Dienstag, 12. April 2011

PID: Warum der Staat kein Recht zur Menschenselektion erteilen darf

Deutscher Bundesverfassungsrichter Böckenförde: „Keine Zeugung auf Probe“

Der ehemalige deutsche Bundesverfassungsrichter Ernst-Wolfgang Böckenförde hat sich in der Frankfurter Allgemeinen Zeitung (online, 15.3.2011) für ein striktes Verbot von Gentests an im Reagenzglas erzeugten Embryonen ausgesprochen. Die Präimplantationsdiagnostik (PID) sei ein Selektionsinstrument und missachte die Würde des Menschen. Es gebe keine „Zeugung auf Probe“, betont der Jurist. Menschliches Leben auszusortieren widerspreche dem deutschen Grundgesetz und der Menschenwürde des Embryos. In seinem Kommentar zeigt der Jurist auf, warum die Straffreiheit der Abtreibung des Kindes bei Behinderung kein Argument für die PID sein kann.

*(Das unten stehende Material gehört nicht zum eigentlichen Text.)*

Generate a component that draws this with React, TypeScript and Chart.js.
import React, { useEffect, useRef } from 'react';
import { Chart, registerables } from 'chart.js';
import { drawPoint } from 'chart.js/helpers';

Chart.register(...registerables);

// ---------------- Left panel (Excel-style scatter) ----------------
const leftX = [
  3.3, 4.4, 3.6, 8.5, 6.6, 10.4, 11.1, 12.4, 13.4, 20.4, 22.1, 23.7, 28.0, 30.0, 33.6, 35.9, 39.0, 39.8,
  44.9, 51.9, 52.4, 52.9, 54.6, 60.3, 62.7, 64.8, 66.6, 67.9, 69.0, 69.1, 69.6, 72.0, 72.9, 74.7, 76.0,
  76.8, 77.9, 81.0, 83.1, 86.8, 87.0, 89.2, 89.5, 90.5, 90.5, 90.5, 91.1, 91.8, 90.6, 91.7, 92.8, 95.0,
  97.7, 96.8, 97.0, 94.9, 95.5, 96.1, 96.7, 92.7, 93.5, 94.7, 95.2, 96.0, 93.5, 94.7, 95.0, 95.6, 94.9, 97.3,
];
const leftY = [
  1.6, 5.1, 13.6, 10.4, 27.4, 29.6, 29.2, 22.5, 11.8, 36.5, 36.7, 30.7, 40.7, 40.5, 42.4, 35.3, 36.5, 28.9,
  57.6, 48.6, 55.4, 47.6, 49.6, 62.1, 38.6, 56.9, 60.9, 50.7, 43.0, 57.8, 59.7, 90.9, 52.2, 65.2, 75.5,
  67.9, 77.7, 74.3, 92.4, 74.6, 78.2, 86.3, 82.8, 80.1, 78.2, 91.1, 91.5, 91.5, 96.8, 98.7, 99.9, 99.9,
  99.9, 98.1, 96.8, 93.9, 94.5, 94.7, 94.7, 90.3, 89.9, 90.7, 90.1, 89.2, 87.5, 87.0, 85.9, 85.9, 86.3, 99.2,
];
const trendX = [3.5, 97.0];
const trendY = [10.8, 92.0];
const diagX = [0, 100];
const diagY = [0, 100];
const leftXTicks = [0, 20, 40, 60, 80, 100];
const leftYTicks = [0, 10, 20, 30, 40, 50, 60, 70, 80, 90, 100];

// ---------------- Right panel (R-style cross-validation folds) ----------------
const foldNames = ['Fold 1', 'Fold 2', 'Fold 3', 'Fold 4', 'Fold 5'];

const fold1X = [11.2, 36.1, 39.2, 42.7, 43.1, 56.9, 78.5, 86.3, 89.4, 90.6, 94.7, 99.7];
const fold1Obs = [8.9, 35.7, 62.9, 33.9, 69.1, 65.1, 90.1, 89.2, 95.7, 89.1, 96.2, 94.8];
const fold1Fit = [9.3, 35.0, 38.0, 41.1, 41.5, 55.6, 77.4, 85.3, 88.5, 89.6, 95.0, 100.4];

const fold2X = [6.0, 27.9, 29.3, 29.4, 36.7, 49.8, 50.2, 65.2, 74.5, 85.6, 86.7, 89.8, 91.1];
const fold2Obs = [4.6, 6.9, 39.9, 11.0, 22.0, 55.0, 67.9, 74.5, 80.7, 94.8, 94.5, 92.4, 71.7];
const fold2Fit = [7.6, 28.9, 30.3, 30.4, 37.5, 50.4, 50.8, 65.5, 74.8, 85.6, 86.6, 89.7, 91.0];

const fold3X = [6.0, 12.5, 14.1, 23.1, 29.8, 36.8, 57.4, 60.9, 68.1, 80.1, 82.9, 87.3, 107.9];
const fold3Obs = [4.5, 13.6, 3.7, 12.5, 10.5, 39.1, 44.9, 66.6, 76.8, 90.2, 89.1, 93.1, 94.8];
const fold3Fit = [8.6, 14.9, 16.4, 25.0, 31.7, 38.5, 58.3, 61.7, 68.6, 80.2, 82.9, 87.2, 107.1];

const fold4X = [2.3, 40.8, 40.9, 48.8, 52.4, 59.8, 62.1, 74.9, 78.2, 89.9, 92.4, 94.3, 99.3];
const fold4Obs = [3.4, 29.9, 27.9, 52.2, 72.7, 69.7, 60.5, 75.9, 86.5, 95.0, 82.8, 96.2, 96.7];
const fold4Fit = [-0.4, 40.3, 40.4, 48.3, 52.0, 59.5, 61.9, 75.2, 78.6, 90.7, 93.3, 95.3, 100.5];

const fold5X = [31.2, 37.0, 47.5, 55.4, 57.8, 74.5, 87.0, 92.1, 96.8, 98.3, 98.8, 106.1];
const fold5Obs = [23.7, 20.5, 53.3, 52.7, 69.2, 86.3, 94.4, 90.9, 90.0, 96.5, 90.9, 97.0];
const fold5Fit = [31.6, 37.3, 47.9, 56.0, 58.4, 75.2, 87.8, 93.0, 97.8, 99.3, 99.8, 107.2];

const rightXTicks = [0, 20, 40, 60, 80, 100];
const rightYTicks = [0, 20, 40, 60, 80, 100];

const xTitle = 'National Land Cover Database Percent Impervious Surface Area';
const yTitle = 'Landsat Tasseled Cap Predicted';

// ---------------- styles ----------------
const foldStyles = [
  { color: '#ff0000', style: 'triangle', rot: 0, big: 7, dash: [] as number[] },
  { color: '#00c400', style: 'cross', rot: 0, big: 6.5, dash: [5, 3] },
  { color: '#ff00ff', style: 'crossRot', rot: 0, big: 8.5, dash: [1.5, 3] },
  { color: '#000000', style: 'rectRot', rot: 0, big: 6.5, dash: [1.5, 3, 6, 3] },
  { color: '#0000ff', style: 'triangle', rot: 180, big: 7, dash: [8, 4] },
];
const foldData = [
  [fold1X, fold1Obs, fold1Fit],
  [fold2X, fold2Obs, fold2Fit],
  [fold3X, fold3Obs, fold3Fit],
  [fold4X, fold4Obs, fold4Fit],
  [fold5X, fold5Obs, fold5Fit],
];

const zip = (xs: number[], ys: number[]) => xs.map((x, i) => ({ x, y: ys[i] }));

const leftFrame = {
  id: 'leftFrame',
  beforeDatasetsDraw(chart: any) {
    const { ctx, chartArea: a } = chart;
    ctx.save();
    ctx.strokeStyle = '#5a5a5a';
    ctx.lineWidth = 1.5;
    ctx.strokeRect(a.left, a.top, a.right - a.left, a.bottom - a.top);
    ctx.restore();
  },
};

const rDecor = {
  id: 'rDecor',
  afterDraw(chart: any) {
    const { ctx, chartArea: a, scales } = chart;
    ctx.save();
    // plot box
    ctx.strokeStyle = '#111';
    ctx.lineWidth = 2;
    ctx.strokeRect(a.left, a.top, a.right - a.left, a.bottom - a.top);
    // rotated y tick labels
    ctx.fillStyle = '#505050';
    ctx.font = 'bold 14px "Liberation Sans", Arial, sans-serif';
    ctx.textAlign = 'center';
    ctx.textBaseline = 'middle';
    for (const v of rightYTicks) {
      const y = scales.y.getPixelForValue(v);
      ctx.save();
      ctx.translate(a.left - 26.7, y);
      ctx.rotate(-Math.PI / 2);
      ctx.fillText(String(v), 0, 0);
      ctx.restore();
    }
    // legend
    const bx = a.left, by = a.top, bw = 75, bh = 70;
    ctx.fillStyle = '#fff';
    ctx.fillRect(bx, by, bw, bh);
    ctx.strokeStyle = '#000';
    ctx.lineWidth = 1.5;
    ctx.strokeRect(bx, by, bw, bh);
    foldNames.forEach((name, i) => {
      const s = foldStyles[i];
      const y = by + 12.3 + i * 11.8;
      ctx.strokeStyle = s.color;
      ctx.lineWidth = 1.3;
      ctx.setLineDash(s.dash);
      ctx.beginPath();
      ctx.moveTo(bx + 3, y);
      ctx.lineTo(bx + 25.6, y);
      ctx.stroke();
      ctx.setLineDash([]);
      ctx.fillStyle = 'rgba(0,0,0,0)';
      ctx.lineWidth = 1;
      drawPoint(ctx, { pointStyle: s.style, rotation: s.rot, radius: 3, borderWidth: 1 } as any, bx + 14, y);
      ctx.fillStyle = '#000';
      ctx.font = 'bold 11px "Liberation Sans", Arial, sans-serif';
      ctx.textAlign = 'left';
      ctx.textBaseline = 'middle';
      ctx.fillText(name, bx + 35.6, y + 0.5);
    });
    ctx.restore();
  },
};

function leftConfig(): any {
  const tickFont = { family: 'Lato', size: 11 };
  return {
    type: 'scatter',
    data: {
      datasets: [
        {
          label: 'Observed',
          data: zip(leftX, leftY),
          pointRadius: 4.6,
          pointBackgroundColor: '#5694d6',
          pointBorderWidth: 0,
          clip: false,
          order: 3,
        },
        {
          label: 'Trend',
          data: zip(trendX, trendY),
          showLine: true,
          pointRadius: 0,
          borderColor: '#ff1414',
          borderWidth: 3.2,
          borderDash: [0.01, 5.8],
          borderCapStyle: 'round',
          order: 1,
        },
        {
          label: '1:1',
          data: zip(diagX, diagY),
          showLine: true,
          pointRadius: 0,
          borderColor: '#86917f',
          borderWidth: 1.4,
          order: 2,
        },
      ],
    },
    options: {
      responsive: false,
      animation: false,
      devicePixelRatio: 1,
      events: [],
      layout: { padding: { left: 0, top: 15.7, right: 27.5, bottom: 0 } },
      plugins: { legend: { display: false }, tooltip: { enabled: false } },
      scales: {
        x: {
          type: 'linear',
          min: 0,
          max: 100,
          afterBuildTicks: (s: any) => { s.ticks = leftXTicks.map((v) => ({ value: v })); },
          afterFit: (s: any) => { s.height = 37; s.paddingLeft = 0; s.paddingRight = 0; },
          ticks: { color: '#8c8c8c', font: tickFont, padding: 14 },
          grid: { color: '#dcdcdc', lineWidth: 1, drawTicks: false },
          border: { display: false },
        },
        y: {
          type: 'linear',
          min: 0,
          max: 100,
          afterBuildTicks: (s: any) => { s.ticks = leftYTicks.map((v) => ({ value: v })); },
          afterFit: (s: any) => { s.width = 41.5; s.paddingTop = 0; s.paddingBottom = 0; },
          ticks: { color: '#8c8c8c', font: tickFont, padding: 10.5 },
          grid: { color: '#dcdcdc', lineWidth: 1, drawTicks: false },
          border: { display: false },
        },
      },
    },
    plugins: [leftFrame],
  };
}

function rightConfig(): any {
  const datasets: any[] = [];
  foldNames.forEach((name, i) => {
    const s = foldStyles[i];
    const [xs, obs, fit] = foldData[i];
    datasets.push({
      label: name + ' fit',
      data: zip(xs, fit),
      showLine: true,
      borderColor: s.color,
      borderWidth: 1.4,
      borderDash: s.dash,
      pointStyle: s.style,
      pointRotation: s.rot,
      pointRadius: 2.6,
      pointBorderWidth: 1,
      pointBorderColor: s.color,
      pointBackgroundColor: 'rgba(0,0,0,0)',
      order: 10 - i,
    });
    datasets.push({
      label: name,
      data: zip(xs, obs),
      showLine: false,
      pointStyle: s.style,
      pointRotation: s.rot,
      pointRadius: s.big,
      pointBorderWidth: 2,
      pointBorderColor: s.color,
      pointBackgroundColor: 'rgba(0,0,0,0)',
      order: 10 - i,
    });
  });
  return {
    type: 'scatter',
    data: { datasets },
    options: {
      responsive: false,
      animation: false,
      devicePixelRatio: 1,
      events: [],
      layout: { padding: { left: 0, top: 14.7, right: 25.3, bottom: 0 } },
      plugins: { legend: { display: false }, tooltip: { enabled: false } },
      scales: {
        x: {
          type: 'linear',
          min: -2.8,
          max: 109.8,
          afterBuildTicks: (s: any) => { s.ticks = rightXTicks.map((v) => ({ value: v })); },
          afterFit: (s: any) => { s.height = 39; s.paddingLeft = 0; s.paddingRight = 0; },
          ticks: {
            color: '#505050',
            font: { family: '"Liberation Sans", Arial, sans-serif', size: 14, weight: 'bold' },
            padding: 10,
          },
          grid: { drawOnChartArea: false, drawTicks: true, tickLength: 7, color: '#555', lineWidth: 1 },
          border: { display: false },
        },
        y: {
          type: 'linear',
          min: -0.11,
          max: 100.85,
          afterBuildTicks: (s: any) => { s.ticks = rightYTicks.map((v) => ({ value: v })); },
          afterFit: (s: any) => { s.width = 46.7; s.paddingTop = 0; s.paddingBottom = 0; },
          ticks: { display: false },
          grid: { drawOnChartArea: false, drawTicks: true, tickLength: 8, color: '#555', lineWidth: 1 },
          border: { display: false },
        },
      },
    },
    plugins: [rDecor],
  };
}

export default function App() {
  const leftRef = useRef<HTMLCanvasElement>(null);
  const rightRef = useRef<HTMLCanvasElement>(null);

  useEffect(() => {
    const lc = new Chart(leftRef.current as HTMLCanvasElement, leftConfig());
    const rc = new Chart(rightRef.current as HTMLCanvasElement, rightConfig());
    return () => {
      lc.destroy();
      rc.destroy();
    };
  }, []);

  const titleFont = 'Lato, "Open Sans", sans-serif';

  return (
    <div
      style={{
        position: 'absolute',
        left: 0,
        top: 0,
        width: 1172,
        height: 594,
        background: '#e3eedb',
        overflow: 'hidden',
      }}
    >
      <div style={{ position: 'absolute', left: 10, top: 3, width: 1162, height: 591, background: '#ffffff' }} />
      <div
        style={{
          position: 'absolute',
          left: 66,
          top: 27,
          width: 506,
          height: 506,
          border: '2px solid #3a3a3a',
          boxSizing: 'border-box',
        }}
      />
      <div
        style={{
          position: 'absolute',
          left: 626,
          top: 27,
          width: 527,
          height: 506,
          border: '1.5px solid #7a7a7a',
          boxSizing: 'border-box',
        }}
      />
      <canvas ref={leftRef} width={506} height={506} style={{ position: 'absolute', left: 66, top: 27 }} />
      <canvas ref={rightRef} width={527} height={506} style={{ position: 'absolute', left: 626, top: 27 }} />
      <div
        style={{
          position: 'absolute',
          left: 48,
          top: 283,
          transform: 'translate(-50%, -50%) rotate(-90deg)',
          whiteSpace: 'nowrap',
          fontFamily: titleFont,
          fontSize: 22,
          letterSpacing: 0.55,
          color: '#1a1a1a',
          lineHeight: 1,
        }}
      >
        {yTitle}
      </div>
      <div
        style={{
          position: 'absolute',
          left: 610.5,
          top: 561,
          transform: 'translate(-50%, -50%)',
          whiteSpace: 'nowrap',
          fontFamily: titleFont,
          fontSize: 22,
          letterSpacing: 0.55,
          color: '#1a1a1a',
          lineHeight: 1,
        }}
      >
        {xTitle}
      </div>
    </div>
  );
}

Auch eine Krankheit oder ein genetischer Defekt allein könne niemals Grund genug für eine medizinische Indikation des Schwangerschaftsabbruchs sein. "Die heute verbreitete Praxis ist ein faktischer Missbrauch der Vorschrift", erklärt er mit Bezug auf das Gesetz, das eine körperliche oder seelische Beeinträchtigung der Schwangeren als Voraussetzung für eine Abtreibung benennt. Die Korrektur sollte an einer strengeren Handhabung der Abtreibung von Behinderten und an einer stärkeren Verteidigung des Lebensrechts jedes Menschen ansetzen – statt in der Debatte eine falsche Praxis der Pränataldiagnostik (PND) als Argument für die Rechtfertigung für die PID zu missbrauchen.

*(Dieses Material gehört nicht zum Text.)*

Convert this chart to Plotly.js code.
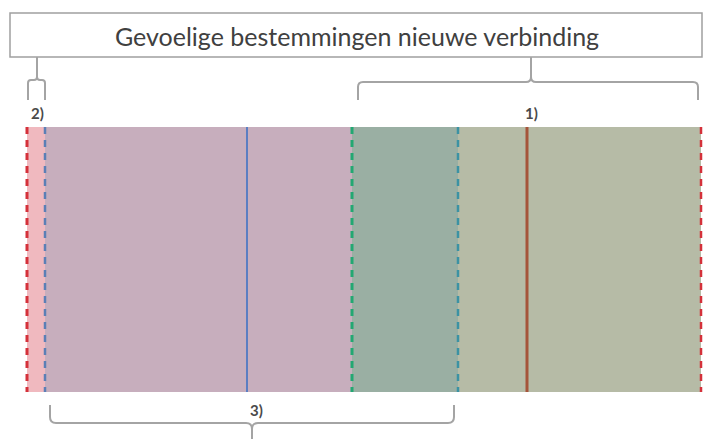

Der Jurist warnt weiters davor, die Menschenwürde in „kleine Münze“ auszufalten. Wer eine bestimmte Phase des Lebensprozesses von der Anerkennung und Achtung, die dem Menschen von seiner Würde her geschuldet ist, ausnimmt oder die Würde prozesshaft abzustufen versucht, „reißt ein Loch in die Entwicklung des einzelnen individuellen Menschen selbst“. Die Anerkennung der Würde des Menschen ist an seine Existenz gebunden, nicht an Eigenschaften.

Gegen die PID spreche, dass sie nicht in Gang gesetzt werde, "um den Wunsch nach einem Kind zu erfüllen", sondern, "um den Wunsch nach einem nicht mit bestimmten genetischen Defekten behafteten, insoweit gesunden Kind zu erfüllen". Deutlicher könne nicht zum Ausdruck kommen, dass ein so entstehendes Kind "keinen Anteil an menschlicher Würde, am Dasein um seiner selbst willen hat", analysiert Böckenförde. Über den Embryo werde bei Durchführung der PID wie über eine Sache entschieden, zwischen lebenswert und lebensunwert unterschieden.

Der Deutsche Bundestag wird – nach mehrmaligen Verschiebungen - in dieser Woche erstmals über drei fraktionsübergreifende Gesetzesentwürfe zum Thema PID debattieren. Die PID ist eine ethisch umstrittene Methode, bei der im Reagenzglas erzeugte Embryonen auf Erbkrankheiten hin untersucht werden, bevor sie in den Mutterleib eingepflanzt werden. Embryonen mit vermutetem Risiko auf Erkrankungen werden vernichtet.